The Priority of Discipleship in Youth Ministry…continued

Discipleship is a process that must render a life that is transformed. The process must have a strategy that can be replicated in every discipling relationship. It must have attainable and measurable goals for that transformation.

Do you believe this statement? “Every teenager that believes in Jesus Christ deserves the opportunity for personal spiritual nurture and growth.” If not, then what is the purpose of local church youth ministry? Back in 1990, Duffy Robbins wrote that the goal for those who minister to adolescents is to “help them grow spiritually.” Those words are just as precise and vital in the 21st century as in any time in the modern history of local church youth ministry. So the goal of youth ministry must be to develop spiritually maturing adolescents using  culturally appropriate programs, through which every young person will hear the Gospel and have the opportunity to respond, grow in their walk with Christ and serve the mission with their God-given gifts. This is how we fulfill the Great Commission so that the body of Christ may be edified.

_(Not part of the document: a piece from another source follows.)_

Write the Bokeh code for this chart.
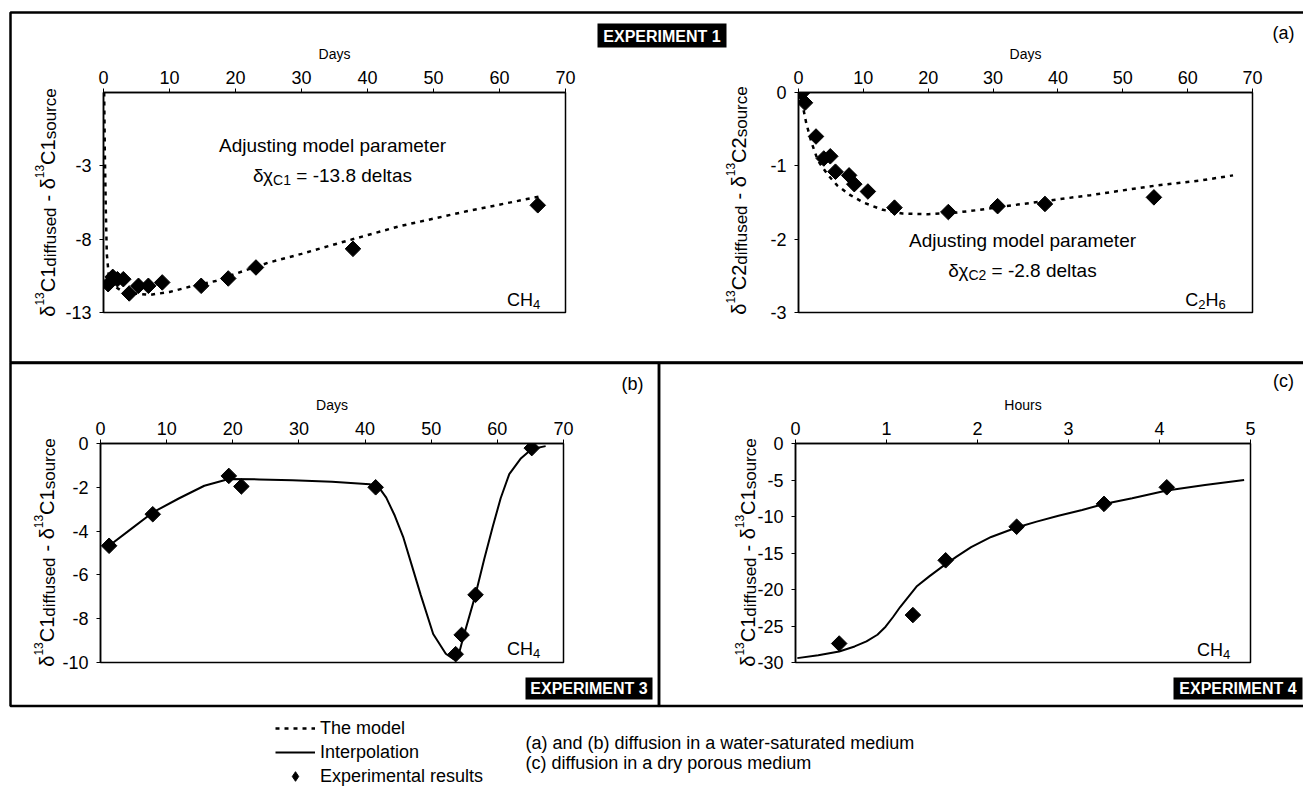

The goal of youth ministry must have a definite direction that leads to producing spiritually maturing adolescents in your church. But what do we really mean when we say “spiritually mature?” When I say that, I mean that the Christian life is a process of growth where every believer never finishes discovering, learning, and obeying what God teaches us in His Word. One of the greatest works on discipleship over the last several decades is that of LeRoy Eims’ Lost Art of Disciplemaking (1978). In that book, Eims defines what a disciple is in a very tangible practical sense. Listen don’t just read these words.

…people who knew how to win another person to Christ and then take that person from the time of his conversion and help him become a….mature disciple who could in time repeat that process in the life of another (Eims, 1978, 18).

That means that true discipleship is ultimately evangelistic. If Eims is right that the true definition of a disciple is that a Christian can lead someone to the saving knowledge of Jesus Christ then walk with them, train them, pray with them, and model for them how to lead others, then discipleship is to always have evangelism as a primary goal. Believers reproducing believers.

So, does your strategy for youth discipleship include a a tangible objective? Do you have a discipleship map for the spiritual growth j0urney that you are leading your students on?